- Associated Press - Thursday, July 16, 2015

SALT LAKE CITY (AP) - Utah Gov. Gary Herbert has asked the state attorney general to investigate whether the federal government acted illegally in the closure of a remote canyon trail that was the site of an ATV protest last year.

The action comes after state lawmakers donated cash from their pockets to help defend a county commissioner from southern Utah who was convicted on federal misdemeanor charges for his role in the protest.

Republican Rep. Mike Noel of Kanab said Wednesday that he has documents proving the road shouldn’t have been off-limits because local authorities had a right of way there, according to KUTV-TV in Salt Lake City (https://bit.ly/1HxmXzS ).

Noel has continued to defend the riders who protested federal control of public lands in May 2014. He says the documents will lead to the exoneration of San Juan County Commissioner Phil Lyman, who was convicted in federal court for his role in the protest.

Bureau of Land Management officials stand by the 2007 decision to close Recapture Canyon to motorized vehicles in an effort to protect ancient cliff dwellings and artifacts.

The local right of way was only for a water pipeline, BLM spokeswoman Megan Crandall said.

“To call a water right a road is not correct,” she said. The canyon remains open to traffic on foot and horseback.

The closure has long been a source of tension in the area about 300 miles south of Salt Lake City, where residents say they have used the ATV trail for generations. It culminated in the May 2014 ride to protest what the participants considered government overreach.

It came shortly after Nevada rancher Cliven Bundy had a confrontation with the BLM over similar issues, illustrating the simmering tension between the federal government and residents in the West over land use.

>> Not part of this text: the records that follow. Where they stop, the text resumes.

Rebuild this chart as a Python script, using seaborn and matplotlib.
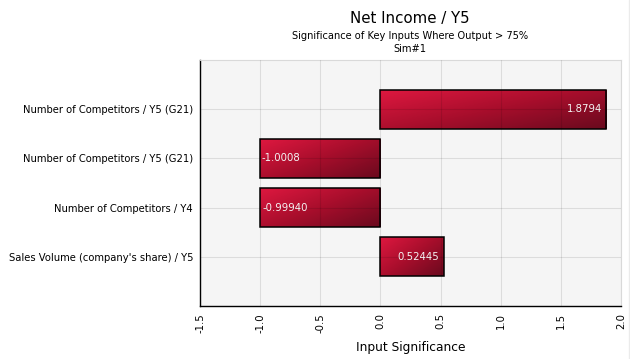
import numpy as np
import pandas as pd
import matplotlib
matplotlib.use("Agg")
import matplotlib.pyplot as plt
from matplotlib.colors import LinearSegmentedColormap
from matplotlib.lines import Line2D
import seaborn as sns

# data
labels = [
    "Number of Competitors / Y5 (G21)",
    "Number of Competitors / Y5 (G21)",
    "Number of Competitors / Y4",
    "Sales Volume (company's share) / Y5",
]
values = [1.8794, -1.0008, -0.99940, 0.52445]
value_text = ["1.8794", "-1.0008", "-0.99940", "0.52445"]
xticks = [-1.5, -1.0, -0.5, 0.0, 0.5, 1.0, 1.5, 2.0]

sns.set_theme(style="white")
plt.rcParams['font.family'] = ['DejaVu Sans']

df = pd.DataFrame({"slot": [str(i) for i in range(len(labels))], "value": values})

fig = plt.figure(figsize=(6.3, 3.59), dpi=100)
ax = fig.add_axes([200 / 630, 1 - 306 / 359, 421 / 630, 246 / 359])
ax.set_facecolor("#F5F5F5")

sns.barplot(data=df, x="value", y="slot", orient="h", order=df["slot"].tolist(),
            color="#C0102E", edgecolor="black", linewidth=1.1, width=0.8, ax=ax)

# gradient fill, clipped to each bar (light top-left -> dark bottom-right)
cmap = LinearSegmentedColormap.from_list("red", ["#DF1840", "#A80E2C", "#6A0A1E"])
u = np.linspace(0, 1, 200)
v = np.linspace(0, 1, 40)
grad = (u[None, :] * 0.55 + v[:, None] * 0.45)
for p in list(ax.patches):
    xa, xb = sorted([p.get_x(), p.get_x() + p.get_width()])
    ya, yb = sorted([p.get_y(), p.get_y() + p.get_height()])
    im = ax.imshow(grad, cmap=cmap, aspect="auto", origin="upper",
                   extent=(xa, xb, yb, ya), zorder=2, interpolation="bilinear")
    im.set_clip_path(p)
    p.set_facecolor("none")
    p.set_zorder(3)

ax.set_xlim(-1.5, 2.0)
ax.set_ylim(len(labels), -1)

# value labels
for i, (val, txt) in enumerate(zip(values, value_text)):
    if val >= 0:
        ax.text(val - 0.035, i, txt, ha="right", va="center", color="#F4F4F4", fontsize=7.3, zorder=5)
    else:
        ax.text(val + 0.015, i, txt, ha="left", va="center", color="#F4F4F4", fontsize=7.3, zorder=5)

ax.set_xticks(xticks)
ax.set_xticklabels([f"{t:.1f}" for t in xticks], rotation=90, fontsize=7.3)
ax.set_yticks(range(len(labels)))
ax.set_yticklabels(labels, fontsize=7.2)
ax.tick_params(axis="both", length=3, width=0.8, color="black", pad=2, colors="black")

ax.grid(True, color="black", alpha=0.1, linewidth=0.8)
ax.set_axisbelow(False)
for side in ["top", "right"]:
    ax.spines[side].set_color("#D9D9D9")
    ax.spines[side].set_linewidth(0.8)
for side in ["left", "bottom"]:
    ax.spines[side].set_color("black")
    ax.spines[side].set_linewidth(1.0)

ax.set_xlabel("Input Significance", fontsize=8.8, color="black", labelpad=6)
ax.set_ylabel("")

fig.text(410 / 630, 1 - 18 / 359, "Net Income / Y5", ha="center", va="center", fontsize=10.8, color="black")
fig.text(410 / 630, 1 - 36 / 359, "Significance of Key Inputs Where Output > 75%", ha="center", va="center", fontsize=7.1, color="black")
fig.text(410 / 630, 1 - 49 / 359, "Sim#1", ha="center", va="center", fontsize=7.1, color="black")

fig.add_artist(Line2D([628.5 / 630, 628.5 / 630], [0, 1], color="#EBEBEB", linewidth=1))

fig.savefig("out.png", dpi=100)
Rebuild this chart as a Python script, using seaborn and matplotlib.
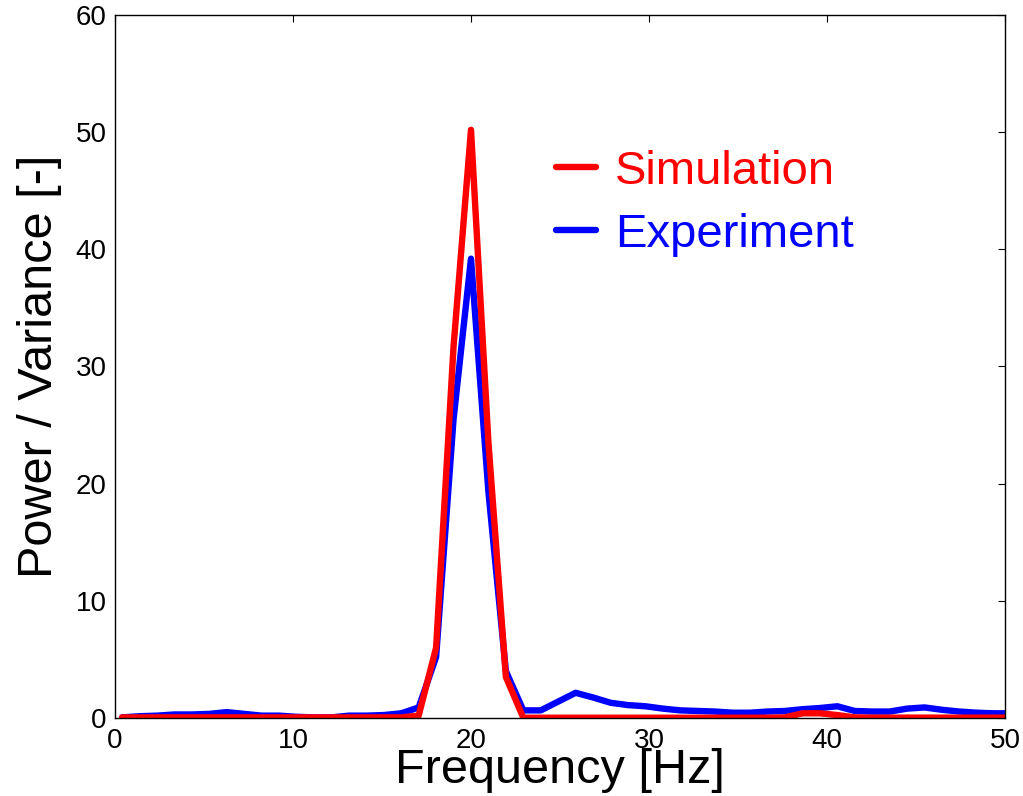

About 50 people rode their ATVs on a trail off-limits to vehicles in a canyon that cuts through ruins that are nearly 2,000 years old and is home to dwellings, artifacts and burials left behind by Ancestral Puebloans hundreds of years ago before they disappeared. There were no confrontations.

Prosecutors said Lyman was the ringleader for a public protest ride where participants had no doubt they were breaking the law. He and blogger Monte Wells were found guilty last month of misdemeanor charges of illegal use of ATVs and conspiracy. Each count carries a potential penalty of up to a year in jail and a fine of $100,000. Sentencing is set for Sept. 15.